After the vows were made and rings exchanged, Rose gave a final blessing for Beatrice’s and Jon’s marriage.
“May the glory, which rests upon all who love you, bless you and keep you, fill you with happiness and a gracious spirit. Despite all changes of fortune and time, may that which is noble and lovely and true remain abundantly in your hearts, giving you strength for all that lies ahead.”
Jon and Beatrice kissed under the rock arch with ribbons and flowers dancing in the breeze. A fiddler began to play. Where did he come from? Vera wondered. She hadn’t noticed him before. She felt Eric’s eyes on her and she turned to face him.
“Eric, I love you madly. But I can’t marry you yet,” she said in a rush. “Listen, before you walk away, I have a proposal for you.” She reached for his arm to hold him in place.
“A proposal?” he said. “I’m not sure I like the sound of that, coming from a woman who just said no to mine.”
“Let’s move in together,” she said. “I think that’s a good way for us to be together to sort of try things out.”
His chin came up a bit and his face reddened. “Vera, I want to give you everything. The whole package.”
“I know and I want that too.
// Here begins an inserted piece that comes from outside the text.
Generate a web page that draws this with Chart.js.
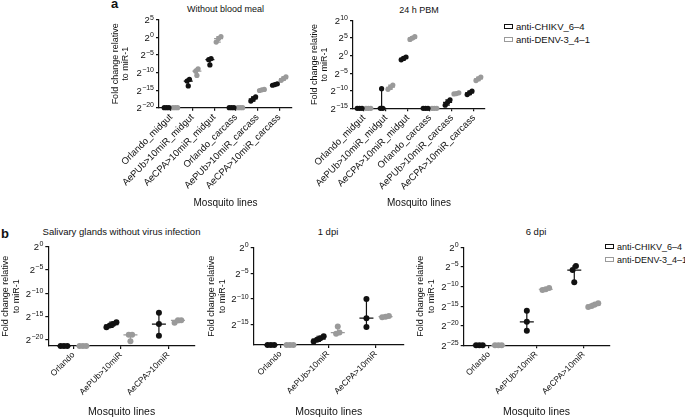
<!DOCTYPE html>
<html>
<head>
<meta charset="utf-8">
<script src="https://cdn.jsdelivr.net/npm/chart.js@4.4.1/dist/chart.umd.min.js"></script>
<style>
html, body { margin: 0; padding: 0; background: #fff; overflow: hidden; }
#fig { position: relative; width: 685px; height: 417px; font-family: "Liberation Sans", Arial, sans-serif; color: #111; }
canvas { position: absolute; }
.t { position: absolute; white-space: nowrap; line-height: 1; transform: translate(-50%, -50%); }
.lbl { position: absolute; font-weight: bold; font-size: 13px; line-height: 13px; }
.leg { position: absolute; font-size: 9.5px; line-height: 10px; white-space: nowrap; transform: translateY(-50%); }
.leg.sm { font-size: 9px; }
.leg span { display: inline-block; width: 7px; height: 3px; border: 1.5px solid; margin-right: 3px; vertical-align: 1px; }
</style>
</head>
<body>
<div id="fig">
  <div class="lbl" style="left:111px;top:-3px">a</div>
  <div class="lbl" style="left:1px;top:227px">b</div>
  <div class="t" style="left:225.5px;top:9px;font-size:9px">Without blood meal</div>
  <div class="t" style="left:419px;top:10px;font-size:9px">24 h PBM</div>
  <div class="t" style="left:121.5px;top:232px;font-size:9.5px">Salivary glands without virus infection</div>
  <div class="t" style="left:328px;top:232px;font-size:9.5px">1 dpi</div>
  <div class="t" style="left:536px;top:232px;font-size:9.5px">6 dpi</div>
  <div class="leg" style="left:504px;top:27px"><span style="border-color:#111"></span>anti-CHIKV_6–4</div>
  <div class="leg" style="left:504px;top:40px"><span style="border-color:#9a9a9a"></span>anti-DENV-3_4–1</div>
  <div class="leg sm" style="left:605px;top:247px"><span style="border-color:#111"></span>anti-CHIKV_6–4</div>
  <div class="leg sm" style="left:605px;top:260px"><span style="border-color:#9a9a9a"></span>anti-DENV-3_4–1</div>
  <canvas id="a1" width="195" height="209" style="left:111px;top:0px"></canvas>
  <canvas id="a2" width="185" height="209" style="left:310px;top:0px"></canvas>
  <canvas id="b1" width="215" height="192" style="left:0px;top:226px"></canvas>
  <canvas id="b2" width="210" height="192" style="left:205.6px;top:226px"></canvas>
  <canvas id="b3" width="200" height="192" style="left:414.6px;top:226px"></canvas>
</div>
<script>
// values are log2 fold change relative to miR-1 (exponent of 2)
var tissueLines = ['Orlando_midgut', 'AePUb>10miR_midgut', 'AeCPA>10miR_midgut',
                   'Orlando_carcass', 'AePUb>10miR_carcass', 'AeCPA>10miR_carcass'];
var noBloodChikv = [[-20, -20, -20], [-13.8, -12.4, -11.9], [-7.8, -6.3, -6.0],
                    [-20, -20, -20], [-18.1, -17.5, -16.9], [-13.6, -13.4, -13.2]];
var noBloodDenv  = [[-20, -20, -20], [-10.8, -9.6, -8.9], [-1.3, -0.3, 0.3],
                    [-20, -20, -20], [-15.1, -14.9, -14.8], [-12.2, -11.7, -11.2]];
var pbmChikv = [[-15, -15, -15], [-15, -15, -9.4], [-1.2, -0.8, -0.4],
                [-15, -15, -15], [-14.1, -13.3, -12.6], [-11.1, -10.6, -10.1]];
var pbmDenv  = [[-15, -15, -15], [-9.6, -9.0, -8.4], [4.6, 5.0, 5.4],
                [-15, -15, -15], [-10.9, -10.8, -10.6], [-7.1, -6.6, -6.1]];
var noBloodTicks = [5, 0, -5, -10, -15, -20];
var pbmTicks = [10, 5, 0, -5, -10, -15];

var mosquitoLines = ['Orlando', 'AePUb>10miR', 'AeCPA>10miR'];
var salivaryChikv = [[-21.3, -21.3, -21.3], [-17.3, -16.9, -16.6, -16.2], [-19.1, -16.6, -14.2]];
var salivaryDenv  = [[-21.3, -21.3, -21.3], [-20.3, -18.9, -18.9], [-16.3, -15.8, -15.8]];
var dpi1Chikv = [[-18.9, -18.9, -18.9], [-18.2, -17.9, -17.6, -17.2], [-15.4, -13.7, -10.0]];
var dpi1Denv  = [[-18.9, -18.9, -18.9], [-16.7, -16.5, -15.3], [-13.5, -13.4, -13.3]];
var dpi6Chikv = [[-25, -25, -25], [-21.3, -19.0, -16.2], [-8.9, -5.8, -4.8]];
var dpi6Denv  = [[-25, -25, -25], [-10.9, -10.7, -10.4], [-15.2, -15.0, -14.6, -14.3]];
var salivaryTicks = [0, -5, -10, -15, -20];
var dpi1Ticks = [0, -5, -10, -15];
var dpi6Ticks = [0, -5, -10, -15, -20, -25];

var FONT = '"Liberation Sans", Arial, "DejaVu Sans", sans-serif';
Chart.defaults.font.family = FONT;
Chart.defaults.color = '#111';

// spread overlapping points sideways, like a scatter dot plot
function spread(vals, center, step, gap) {
  var s = vals.slice().sort(function(a, b){ return a - b; });
  var out = [];
  var i = 0;
  while (i < s.length) {
    var j = i;
    while (j + 1 < s.length && s[j + 1] - s[j] < gap) j++;
    var n = j - i + 1;
    for (var k = 0; k < n; k++) out.push({x: center + (k - (n - 1) / 2) * step, y: s[i + k]});
    i = j + 1;
  }
  return out;
}

// median line + range whiskers for each group
var rangeBars = {
  id: 'rangeBars',
  beforeDatasetsDraw: function(chart, args, opts) {
    var ctx = chart.ctx, x = chart.scales.x, y = chart.scales.y;
    ctx.save();
    chart.data.datasets.forEach(function(ds) {
      ctx.strokeStyle = ds.borderColor;
      ctx.lineWidth = opts.lineWidth;
      ds.groups.forEach(function(vals, i) {
        var s = vals.slice().sort(function(a, b){ return a - b; });
        var mid = s.length >> 1;
        var med = s.length % 2 ? s[mid] : (s[mid - 1] + s[mid]) / 2;
        var cx = x.getPixelForValue(i + ds.shift);
        var lo = y.getPixelForValue(s[0]);
        var hi = y.getPixelForValue(s[s.length - 1]);
        var m = y.getPixelForValue(med);
        ctx.beginPath();
        ctx.moveTo(cx, lo); ctx.lineTo(cx, hi);
        ctx.moveTo(cx - opts.medHalf, m); ctx.lineTo(cx + opts.medHalf, m);
        ctx.moveTo(cx - opts.capHalf, lo); ctx.lineTo(cx + opts.capHalf, lo);
        ctx.moveTo(cx - opts.capHalf, hi); ctx.lineTo(cx + opts.capHalf, hi);
        ctx.stroke();
      });
    });
    ctx.restore();
  }
};

// y tick labels as powers of two: "2" with a raised exponent
var powLabels = {
  id: 'powLabels',
  afterDraw: function(chart) {
    var ctx = chart.ctx, y = chart.scales.y;
    ctx.save();
    ctx.fillStyle = '#111';
    ctx.textBaseline = 'alphabetic';
    y.ticks.forEach(function(t) {
      var py = y.getPixelForValue(t.value);
      var exp = String(t.value).replace('-', '\u2212');
      var right = y.right - 5;
      ctx.font = '7px ' + FONT;
      var ew = ctx.measureText(exp).width;
      ctx.fillText(exp, right - ew, py - 0.5);
      ctx.font = '9.5px ' + FONT;
      var bw = ctx.measureText('2').width;
      ctx.fillText('2', right - ew - bw - 0.3, py + 3.4);
    });
    ctx.restore();
  }
};

function panel(id, cats, chikv, denv, yTicks, g) {
  function makeSet(label, groups, shift, color) {
    var pts = [];
    groups.forEach(function(v, i){ pts = pts.concat(spread(v, i + shift, g.step, g.gap)); });
    return {
      label: label, data: pts, groups: groups, shift: shift,
      backgroundColor: color, borderColor: color,
      pointRadius: g.r, pointBorderWidth: 0, pointHoverRadius: g.r,
      showLine: false, clip: false
    };
  }
  new Chart(document.getElementById(id), {
    type: 'scatter',
    data: {
      datasets: [
        makeSet('anti-CHIKV_6–4', chikv, -0.2, '#111'),
        makeSet('anti-DENV-3_4–1', denv, 0.2, '#9a9a9a')
      ]
    },
    plugins: [rangeBars, powLabels],
    options: {
      responsive: false,
      animation: false,
      layout: { padding: { left: 0, top: g.padTop, right: g.padRight, bottom: 0 } },
      plugins: {
        legend: { display: false },
        tooltip: { enabled: false },
        rangeBars: { lineWidth: 1.2, medHalf: g.medHalf, capHalf: 2.2 }
      },
      scales: {
        x: {
          type: 'linear', min: g.xMin, max: g.xMax,
          afterBuildTicks: function(s){ s.ticks = cats.map(function(c, i){ return {value: i}; }); },
          afterFit: function(s){ s.height = g.xHeight; },
          ticks: {
            autoSkip: false, minRotation: 45, maxRotation: 45, padding: 1, color: '#111',
            font: { size: g.xFont },
            callback: function(v){ return cats[Math.round(v)]; }
          },
          grid: { display: true, drawOnChartArea: false, drawTicks: true, tickLength: 3, color: '#111', lineWidth: 1.2 },
          border: { display: true, color: '#111', width: 1.2 },
          title: { display: true, text: 'Mosquito lines', padding: 0, color: '#111', font: { size: g.xtFont, lineHeight: 1.2 } }
        },
        y: {
          min: g.yMin, max: g.yMax,
          afterBuildTicks: function(s){ s.ticks = yTicks.map(function(v){ return {value: v}; }); },
          afterFit: function(s){ s.width = g.yWidth; },
          ticks: { display: false },
          grid: { display: true, drawOnChartArea: false, drawTicks: true, tickLength: 3, color: '#111', lineWidth: 1.2 },
          border: { display: true, color: '#111', width: 1.2 },
          title: { display: true, text: ['Fold change relative', 'to miR-1'], padding: 0, color: '#111', font: { size: 9, lineHeight: g.ytLine } }
        }
      }
    }
  });
}

panel('a1', tissueLines, noBloodChikv, noBloodDenv, noBloodTicks,
  { yMin: -20, yMax: 5, xMin: -0.55, xMax: 5.59, padTop: 20, padRight: 14, yWidth: 48, xHeight: 101.3,
    xFont: 9.5, xtFont: 10, ytLine: 1.1, r: 2.6, step: 0.11, gap: 1.2, medHalf: 4.5 });
panel('a2', tissueLines, pbmChikv, pbmDenv, pbmTicks,
  { yMin: -15, yMax: 10, xMin: -0.5, xMax: 5.5, padTop: 20.5, padRight: 10, yWidth: 43, xHeight: 100.7,
    xFont: 9.5, xtFont: 10, ytLine: 1.1, r: 2.6, step: 0.11, gap: 1.2, medHalf: 4.5 });
panel('b1', mosquitoLines, salivaryChikv, salivaryDenv, salivaryTicks,
  { yMin: -21.3, yMax: 0, xMin: -0.53, xMax: 2.56, padTop: 20.6, padRight: 20, yWidth: 48.3, xHeight: 72,
    xFont: 8.5, xtFont: 10.5, ytLine: 1.2, r: 3, step: 0.07, gap: 1.1, medHalf: 7 });
panel('b2', mosquitoLines, dpi1Chikv, dpi1Denv, dpi1Ticks,
  { yMin: -18.9, yMax: 0, xMin: -0.56, xMax: 2.58, padTop: 21.5, padRight: 12.3, yWidth: 47.7, xHeight: 73,
    xFont: 8.5, xtFont: 10.5, ytLine: 1.2, r: 3, step: 0.07, gap: 1.1, medHalf: 7 });
panel('b3', mosquitoLines, dpi6Chikv, dpi6Denv, dpi6Ticks,
  { yMin: -25, yMax: 0, xMin: -0.53, xMax: 2.54, padTop: 21.3, padRight: 5.6, yWidth: 48.7, xHeight: 72.7,
    xFont: 8.5, xtFont: 10.5, ytLine: 1.2, r: 3, step: 0.07, gap: 1.1, medHalf: 7 });
</script>
</body>
</html>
But I need more time. Please. Won’t you shack up with me?” she said and grinned.
“I’d do anything for you. When can you move in?” he asked with more than a gleam in his eyes.
“Tomorrow,” Beatrice said. Vera hadn’t realized that her mom and Jon had been standing there listening. “She can move in tomorrow. And for the record you have my blessing. After all, look what shacking up got me,” Beatrice said, and she poked at a grinning, beaming Jon.